LUMINA: Detecting Hallucinations in RAG System with Context-Knowledge Signals
This addresses hallucinations in RAG-based LLMs, which is a critical issue for reliable AI applications, though it is incremental as it builds on existing utilization-based detection approaches.
The paper tackles the problem of hallucinations in Retrieval-Augmented Generation (RAG) systems, proposing LUMINA to detect them using context-knowledge signals, and it achieves up to +13% AUROC improvement over prior methods on benchmarks like HalluRAG.
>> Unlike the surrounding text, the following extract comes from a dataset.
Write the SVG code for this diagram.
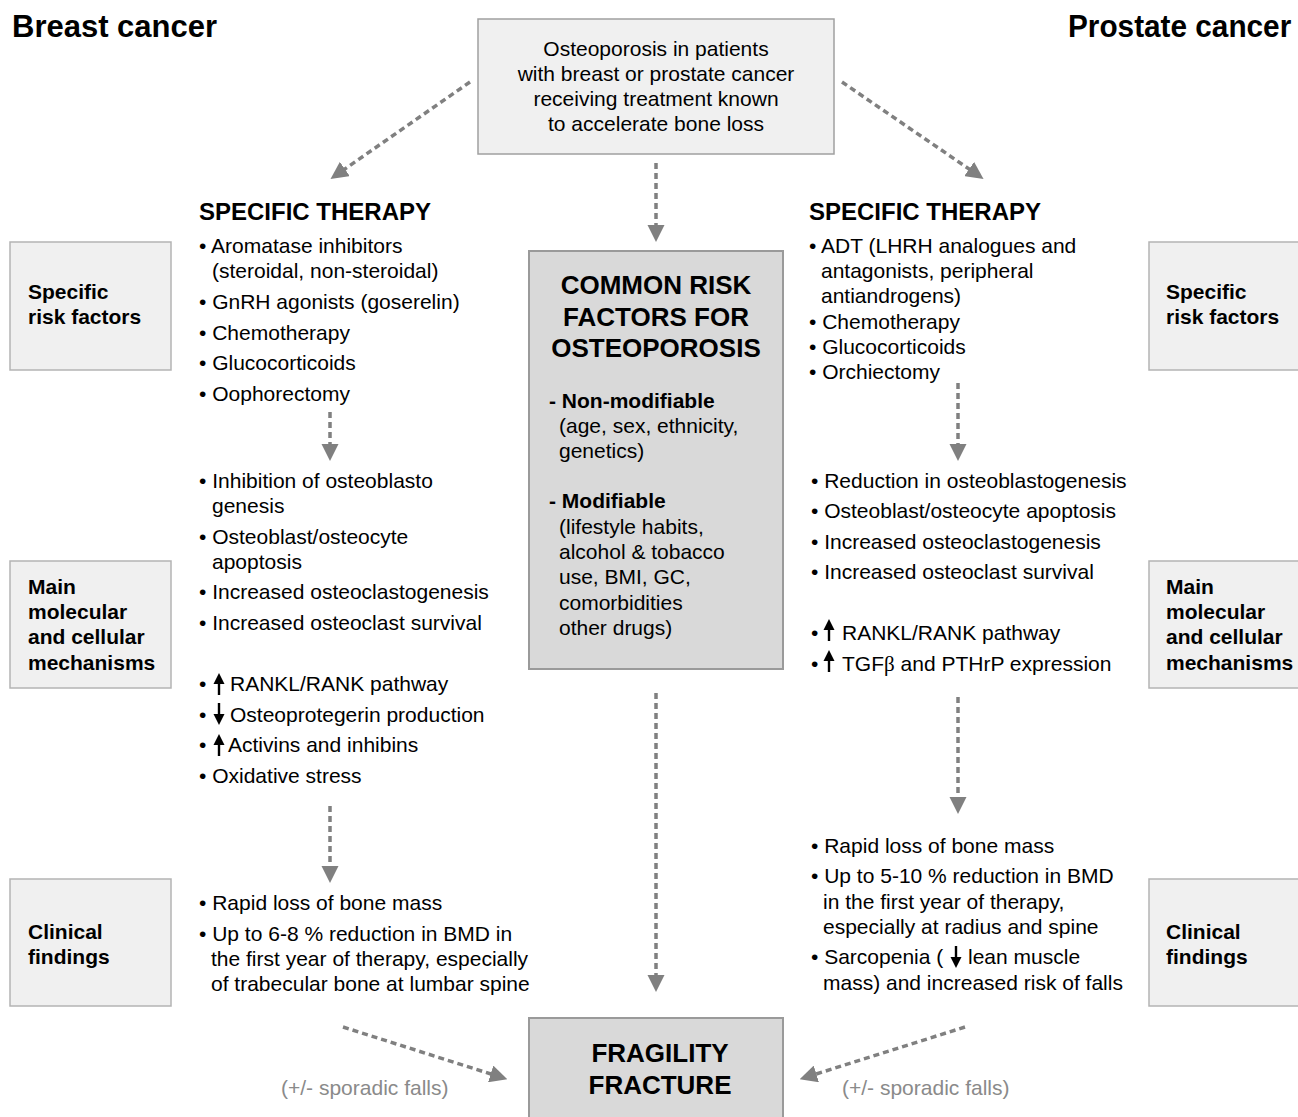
<svg xmlns="http://www.w3.org/2000/svg" width="1298" height="1117" viewBox="0 0 1298 1117">
<style>
text{font-family:"Liberation Sans",Arial,sans-serif;fill:#000}
.t{font-size:21px}
.b{font-weight:bold}
.h1{font-size:31px;font-weight:bold}
.h2{font-size:24px;font-weight:bold}
.h3{font-size:26px;font-weight:bold}
.lab{font-size:21px;font-weight:bold}
.gr{fill:#8a8a8a;font-size:21px}
.mid{text-anchor:middle}
.box{fill:#f0f0f0;stroke:#b4b4b4;stroke-width:1.5}
.dbox{fill:#d9d9d9;stroke:#9a9a9a;stroke-width:2}
.con{stroke:#808080;stroke-width:3.5;stroke-dasharray:6 4;fill:none;marker-end:url(#ah)}
.sa{stroke:#000;stroke-width:2.4}
</style>
<defs>
<marker id="ah" viewBox="0 0 10 10" refX="2" refY="5" markerWidth="5" markerHeight="5" orient="auto" markerUnits="strokeWidth">
<path d="M0,0 L10,5 L0,10 z" fill="#000" style="fill:#808080"/>
</marker>
<g id="up"><line class="sa" x1="0" y1="11" x2="0" y2="-3"/><path d="M-5.5,0 L0,-11 L5.5,0 z" fill="#000"/></g>
<g id="dn"><line class="sa" x1="0" y1="-11" x2="0" y2="3"/><path d="M-5.5,0 L0,11 L5.5,0 z" fill="#000"/></g>
</defs>

<g id="title-breast"><text class="h1" x="12" y="37">Breast cancer</text></g>
<g id="title-prostate"><text class="h1" x="0" y="0" transform="translate(1068,37) scale(0.96,1)">Prostate cancer</text></g>

<g id="top-box">
<rect class="box" x="478" y="19" width="356" height="135" style="stroke:#a0a0a0"/>
<text class="t mid" x="656" y="56">Osteoporosis in patients</text>
<text class="t mid" x="656" y="81">with breast or prostate cancer</text>
<text class="t mid" x="656" y="106">receiving treatment known</text>
<text class="t mid" x="656" y="131">to accelerate bone loss</text>
</g>

<g id="left-label-risk"><rect class="box" x="10" y="242" width="161" height="128"/>
<text class="lab" x="28" y="299">Specific</text><text class="lab" x="28" y="324">risk factors</text></g>
<g id="left-label-mech"><rect class="box" x="10" y="561" width="161" height="127"/>
<text class="lab" x="28" y="594">Main</text><text class="lab" x="28" y="619">molecular</text><text class="lab" x="28" y="644">and cellular</text><text class="lab" x="28" y="670">mechanisms</text></g>
<g id="left-label-clin"><rect class="box" x="10" y="879" width="161" height="127"/>
<text class="lab" x="28" y="939">Clinical</text><text class="lab" x="28" y="964">findings</text></g>

<g id="right-label-risk"><rect class="box" x="1149" y="242" width="160" height="128"/>
<text class="lab" x="1166" y="299">Specific</text><text class="lab" x="1166" y="324">risk factors</text></g>
<g id="right-label-mech"><rect class="box" x="1149" y="561" width="160" height="127"/>
<text class="lab" x="1166" y="594">Main</text><text class="lab" x="1166" y="619">molecular</text><text class="lab" x="1166" y="644">and cellular</text><text class="lab" x="1166" y="670">mechanisms</text></g>
<g id="right-label-clin"><rect class="box" x="1149" y="879" width="160" height="127"/>
<text class="lab" x="1166" y="939">Clinical</text><text class="lab" x="1166" y="964">findings</text></g>

<g id="left-therapy">
<text class="h2" x="199" y="220">SPECIFIC THERAPY</text>
<text class="t" x="199" y="253">• Aromatase inhibitors</text>
<text class="t" x="212" y="278">(steroidal, non-steroidal)</text>
<text class="t" x="199" y="309">• GnRH agonists (goserelin)</text>
<text class="t" x="199" y="340">• Chemotherapy</text>
<text class="t" x="199" y="370">• Glucocorticoids</text>
<text class="t" x="199" y="401">• Oophorectomy</text>
</g>

<g id="left-mechanisms">
<text class="t" x="199" y="488">• Inhibition of osteoblasto</text>
<text class="t" x="212" y="513">genesis</text>
<text class="t" x="199" y="544">• Osteoblast/osteocyte</text>
<text class="t" x="212" y="569">apoptosis</text>
<text class="t" x="199" y="599">• Increased osteoclastogenesis</text>
<text class="t" x="199" y="630">• Increased osteoclast survival</text>
<text class="t" x="199" y="691">•</text><use href="#up" x="219" y="684"/><text class="t" x="230" y="691">RANKL/RANK pathway</text>
<text class="t" x="199" y="722">•</text><use href="#dn" x="219" y="714"/><text class="t" x="230" y="722">Osteoprotegerin production</text>
<text class="t" x="199" y="752">•</text><use href="#up" x="219" y="745"/><text class="t" x="228" y="752">Activins and inhibins</text>
<text class="t" x="199" y="783">• Oxidative stress</text>
</g>

<g id="left-clinical">
<text class="t" x="199" y="910">• Rapid loss of bone mass</text>
<text class="t" x="199" y="941">• Up to 6-8 % reduction in BMD in</text>
<text class="t" x="211" y="966">the first year of therapy, especially</text>
<text class="t" x="211" y="991">of trabecular bone at lumbar spine</text>
</g>

<g id="right-therapy">
<text class="h2" x="809" y="220">SPECIFIC THERAPY</text>
<text class="t" x="809" y="253">• ADT (LHRH analogues and</text>
<text class="t" x="821" y="278">antagonists, peripheral</text>
<text class="t" x="821" y="303">antiandrogens)</text>
<text class="t" x="809" y="329">• Chemotherapy</text>
<text class="t" x="809" y="354">• Glucocorticoids</text>
<text class="t" x="809" y="379">• Orchiectomy</text>
</g>

<g id="right-mechanisms">
<text class="t" x="811" y="488">• Reduction in osteoblastogenesis</text>
<text class="t" x="811" y="518">• Osteoblast/osteocyte apoptosis</text>
<text class="t" x="811" y="549">• Increased osteoclastogenesis</text>
<text class="t" x="811" y="579">• Increased osteoclast survival</text>
<text class="t" x="811" y="640">•</text><use href="#up" x="829" y="630"/><text class="t" x="842" y="640">RANKL/RANK pathway</text>
<text class="t" x="811" y="671">•</text><use href="#up" x="829" y="661"/><text class="t" x="842" y="671">TGF<tspan font-family="Liberation Serif, serif">β</tspan> and PTHrP expression</text>
</g>

<g id="right-clinical">
<text class="t" x="811" y="853">• Rapid loss of bone mass</text>
<text class="t" x="811" y="883">• Up to 5-10 % reduction in BMD</text>
<text class="t" x="823" y="909">in the first year of therapy,</text>
<text class="t" x="823" y="934">especially at radius and spine</text>
<text class="t" x="811" y="964">• Sarcopenia (</text><use href="#dn" x="956" y="957"/><text class="t" x="968" y="964">lean muscle</text>
<text class="t" x="823" y="990">mass) and increased risk of falls</text>
</g>

<g id="common-risk">
<rect class="dbox" x="529" y="251" width="254" height="418"/>
<text class="h3 mid" x="656" y="294">COMMON RISK</text>
<text class="h3 mid" x="656" y="326">FACTORS FOR</text>
<text class="h3 mid" x="656" y="357">OSTEOPOROSIS</text>
<text class="t b" x="549" y="408">- Non-modifiable</text>
<text class="t" x="559" y="433">(age, sex, ethnicity,</text>
<text class="t" x="559" y="458">genetics)</text>
<text class="t b" x="549" y="508">- Modifiable</text>
<text class="t" x="559" y="534">(lifestyle habits,</text>
<text class="t" x="559" y="559">alcohol &amp; tobacco</text>
<text class="t" x="559" y="584">use, BMI, GC,</text>
<text class="t" x="559" y="610">comorbidities</text>
<text class="t" x="559" y="635">other drugs)</text>
</g>

<g id="fragility">
<rect class="dbox" x="529" y="1018" width="254" height="110"/>
<text class="h3 mid" x="660" y="1062">FRAGILITY</text>
<text class="h3 mid" x="660" y="1094">FRACTURE</text>
</g>

<g id="falls-labels">
<text class="gr" x="281" y="1095">(+/- sporadic falls)</text>
<text class="gr" x="842" y="1095">(+/- sporadic falls)</text>
</g>

<g id="connectors">
<line class="con" x1="470" y1="82" x2="342" y2="171"/>
<line class="con" x1="842" y1="82" x2="972" y2="171"/>
<line class="con" x1="656" y1="163" x2="656" y2="228"/>
<line class="con" x1="330" y1="412" x2="330" y2="447"/>
<line class="con" x1="330" y1="806" x2="330" y2="869"/>
<line class="con" x1="958" y1="383" x2="958" y2="447"/>
<line class="con" x1="958" y1="697" x2="958" y2="800"/>
<line class="con" x1="656" y1="693" x2="656" y2="978"/>
<line class="con" x1="343" y1="1027" x2="494" y2="1075"/>
<line class="con" x1="965" y1="1027" x2="813" y2="1075"/>
</g>
</svg>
Retrieval-Augmented Generation (RAG) aims to mitigate hallucinations in large language models (LLMs) by grounding responses in retrieved documents. Yet, RAG-based LLMs still hallucinate even when provided with correct and sufficient context. A growing line of work suggests that this stems from an imbalance between how models use external context and their internal knowledge, and several approaches have attempted to quantify these signals for hallucination detection. However, existing methods require extensive hyperparameter tuning, limiting their generalizability. We propose LUMINA, a novel framework that detects hallucinations in RAG systems through context-knowledge signals: external context utilization is quantified via distributional distance, while internal knowledge utilization is measured by tracking how predicted tokens evolve across transformer layers. We further introduce a framework for statistically validating these measurements. Experiments on common RAG hallucination benchmarks and four open-source LLMs show that LUMINA achieves consistently high AUROC and AUPRC scores, outperforming prior utilization-based methods by up to +13% AUROC on HalluRAG. Moreover, LUMINA remains robust under relaxed assumptions about retrieval quality and model matching, offering both effectiveness and practicality.